Estão a crescer mais e a um nível tal que neste momento em termos tecnológicos estão à frente dos serviços públicos. Por exemplo, em termos oncológicos no Norte do país os equipamentos no privado estão mais avançados e o Estado recorre a eles. Uma atitude de tapar o sol com a peneira, não investindo no SNS para as contas cosmeticamente aparecerem corretas, é um erro político. Pode dar votos no curto prazo, mas causa sérios danos à população, particularmente à mais desfavorecida. No médio prazo, os médicos conseguem encontrar alternativas mais simpáticas e menos stressantes no privado. O dr. António Costa não liga à saúde. Temos o dr. Centeno a dizer que isto está o melhor dos mundos e temos uma ministra da Saúde com uma incapacidade total de criar as condições para os médicos e melhorias tecnológicas.

Os sindicatos têm acusado o Governo de não conseguir travar e até promover a fuga de médicos para o setor privado e para o estrangeiro. É isso que explica a falta de médicos? Ou devíamos estar a formar mais?
Há um gravíssimo erro, um crime político que se cometeu no passado que foi uma total irracionalidade nos numerus clausus na Medicina. Há 35 anos, entravam 80 futuros médicos em cinco faculdades. Houve anos em que entraram 50. Estamos a aproximar-nos do pior dos dois mundos, da tempestade perfeita: um conjunto imenso de médicos, centenas, que daqui a três, quatro, cinco anos se vai reformar e só daqui a algum tempo é que os médicos que se estão a formar serão suficientes.
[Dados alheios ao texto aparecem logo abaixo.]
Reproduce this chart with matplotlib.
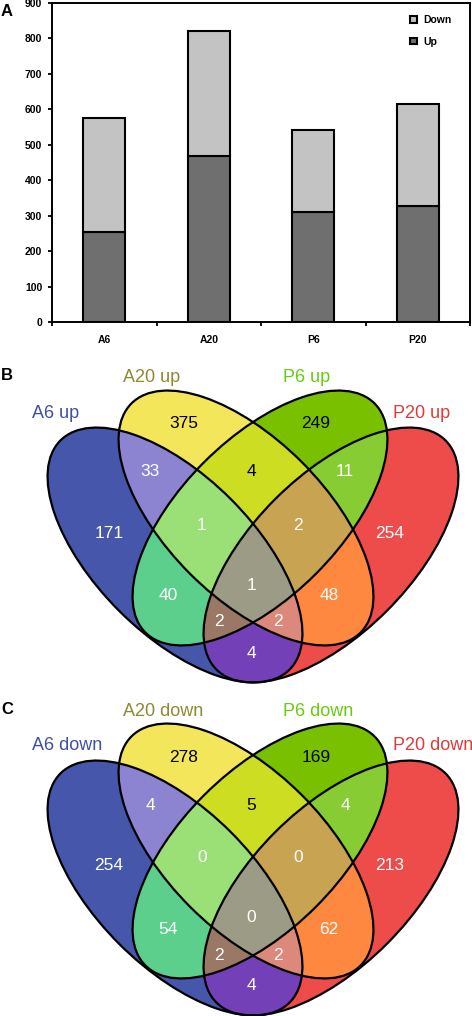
import numpy as np
import matplotlib.pyplot as plt
from matplotlib.patches import Ellipse
from matplotlib.colors import to_rgba

# panel A: number of up / down genes per sample
samples = ['A6', 'A20', 'P6', 'P20']
up = [253, 467, 310, 328]
down = [322, 355, 232, 287]

# panels B and C: overlap counts, keyed by membership (A6, A20, P6, P20)
region_keys = [(1, 0, 0, 0), (0, 1, 0, 0), (0, 0, 1, 0), (0, 0, 0, 1),
               (1, 1, 0, 0), (0, 1, 1, 0), (0, 0, 1, 1), (1, 0, 1, 0),
               (0, 1, 0, 1), (1, 0, 0, 1), (1, 1, 1, 0), (0, 1, 1, 1),
               (1, 0, 1, 1), (1, 1, 0, 1), (1, 1, 1, 1)]
counts_up = [171, 375, 249, 254, 33, 4, 11, 40, 48, 4, 1, 2, 2, 2, 1]
counts_down = [254, 278, 169, 213, 4, 5, 4, 54, 62, 4, 0, 0, 2, 2, 0]
set_names = ['A6', 'A20', 'P6', 'P20']
set_colors = ['#3f4fa8', '#8c8a30', '#66cc11', '#e03a3a']

region_colors = {
    (1, 0, 0, 0): '#4656ab', (0, 1, 0, 0): '#f4e65a', (0, 0, 1, 0): '#78c000',
    (0, 0, 0, 1): '#ee4b4b', (1, 1, 0, 0): '#8c84d0', (0, 1, 1, 0): '#ccdd22',
    (0, 0, 1, 1): '#88cc33', (1, 0, 1, 0): '#5ccf8c', (0, 1, 0, 1): '#ff8840',
    (1, 0, 0, 1): '#7340b8', (1, 1, 1, 0): '#9bdf77', (0, 1, 1, 1): '#c7a352',
    (1, 0, 1, 1): '#9a7865', (1, 1, 0, 1): '#dc887a', (1, 1, 1, 1): '#9c9c86',
}
# where each count is written (pixel coords of panel B)
label_pos = {
    (1, 0, 0, 0): (109, 533), (0, 1, 0, 0): (184, 424), (0, 0, 1, 0): (316, 424),
    (0, 0, 0, 1): (390, 533), (1, 1, 0, 0): (150, 472), (0, 1, 1, 0): (251, 472),
    (0, 0, 1, 1): (345, 472), (1, 0, 1, 0): (168, 596), (0, 1, 0, 1): (329, 596),
    (1, 0, 0, 1): (251, 653), (1, 1, 1, 0): (202, 525), (0, 1, 1, 1): (298, 525),
    (1, 0, 1, 1): (219, 622), (1, 1, 0, 1): (278, 622), (1, 1, 1, 1): (251, 585),
}
dark_text = [(0, 1, 0, 0), (0, 0, 1, 0), (0, 1, 1, 0)]

# ellipse geometry in pixels (panel B), panel C is shifted down
ell = [(175, 555, 45), (246, 518, 45), (260, 518, -45), (331, 555, -45)]
ea, eb = 162, 79
shift_c = 333

W, H = 472, 1016
fig = plt.figure(figsize=(W / 100, H / 100), dpi=100)

# ---------------- panel A ----------------
axA = fig.add_axes([52 / W, 1 - 322 / H, 418 / W, 319 / H])
x = np.arange(len(samples))
b_up = axA.bar(x, up, width=0.4, color='#6f6f6f', edgecolor='black', linewidth=1.5)
b_dn = axA.bar(x, down, bottom=up, width=0.4, color='#c3c3c3', edgecolor='black', linewidth=1.5)
axA.set_xlim(-0.5, 3.5)
axA.set_ylim(0, 900)
axA.set_yticks(range(0, 901, 100))
axA.set_xticks(np.arange(-0.5, 4, 1))
axA.set_xticklabels([])
axA.set_xticks(x, minor=True)
axA.set_xticklabels(samples, minor=True)
axA.tick_params(axis='x', which='minor', length=0, pad=9.5)
axA.tick_params(axis='x', which='major', length=3, width=1.3)
axA.tick_params(axis='y', length=3, width=1.3, pad=4)
for lab in axA.get_yticklabels() + axA.get_xticklabels(minor=True):
    lab.set_fontsize(7.5)
    lab.set_fontweight('bold')
    lab.set_family(['Liberation Sans', 'DejaVu Sans'])
for sp in axA.spines.values():
    sp.set_linewidth(1.4)
axA.legend([b_dn, b_up], ['Down', 'Up'], loc='upper right', bbox_to_anchor=(0.965, 0.975),
           frameon=False, borderaxespad=0, handlelength=0.6, handleheight=0.6,
           handletextpad=0.6, labelspacing=1.1,
           prop={'size': 7.5, 'weight': 'bold', 'family': ['Liberation Sans', 'DejaVu Sans']})
fig.text(1 / W, 1 - 12 / H, 'A', fontsize=12, fontweight='bold', va='center',
         family=['Liberation Sans', 'DejaVu Sans'])

# ---------------- panels B and C ----------------
axV = fig.add_axes([0, 0, 1, 1], zorder=-1)
axV.set_axis_off()

xs = np.arange(0, W, 0.5) + 0.25
ys = np.arange(338, H, 0.5) + 0.25
gx, gy = np.meshgrid(xs, ys)
img = np.zeros(gx.shape + (4,))


def inside(cx, cy, ang):
    t = np.radians(ang)
    dx, dy = gx - cx, gy - cy
    p = dx * np.cos(t) + dy * np.sin(t)
    q = -dx * np.sin(t) + dy * np.cos(t)
    return (p / ea) ** 2 + (q / eb) ** 2 <= 1


for off in (0, shift_c):
    masks = [inside(cx, cy + off, ang) for cx, cy, ang in ell]
    for key in region_keys:
        m = np.ones(gx.shape, bool)
        for k, mk in zip(key, masks):
            m &= mk if k else ~mk
        img[m] = to_rgba(region_colors[key])

axV.imshow(img, extent=(0, W, H, 338), origin='upper', interpolation='nearest')

vfont = ['Liberation Sans', 'DejaVu Sans']
set_label_pos = [(32, 413), (123, 378), (283, 378), (393, 413)]

for off, counts, word in ((0, counts_up, 'up'), (shift_c, counts_down, 'down')):
    for cx, cy, ang in ell:
        axV.add_patch(Ellipse((cx, cy + off), 2 * ea, 2 * eb, angle=ang,
                              fill=False, ec='black', lw=1.6))
    for key, n in zip(region_keys, counts):
        px, py = label_pos[key]
        axV.text(px, py + off, str(n), ha='center', va='center', fontsize=12.5,
                 family=vfont, color='black' if key in dark_text else 'white')
    for name, col, (px, py) in zip(set_names, set_colors, set_label_pos):
        axV.text(px, py + off, f'{name} {word}', ha='left', va='center',
                 fontsize=13, family=vfont, color=col)

fig.text(1 / W, 1 - 375 / H, 'B', fontsize=12, fontweight='bold', va='center', family=vfont)
fig.text(1 / W, 1 - 710 / H, 'C', fontsize=12, fontweight='bold', va='center', family=vfont)

axV.set_xlim(0, W)
axV.set_ylim(H, 0)

fig.savefig('out.png', dpi=100)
Defende o regresso à exclusividade?
Essa exclusividade foi retirada pelo dr. Correia de Campos e a dra. Ana Jorge porque diziam que custava muito dinheiro. É o primeiro ponto do nosso pré-aviso de greve.

Mantém a exigência de redução do número de pacientes por médico de família?
Os 1.900 em vez dos 1.550 criam uma aparente acessibilidade que não é possível.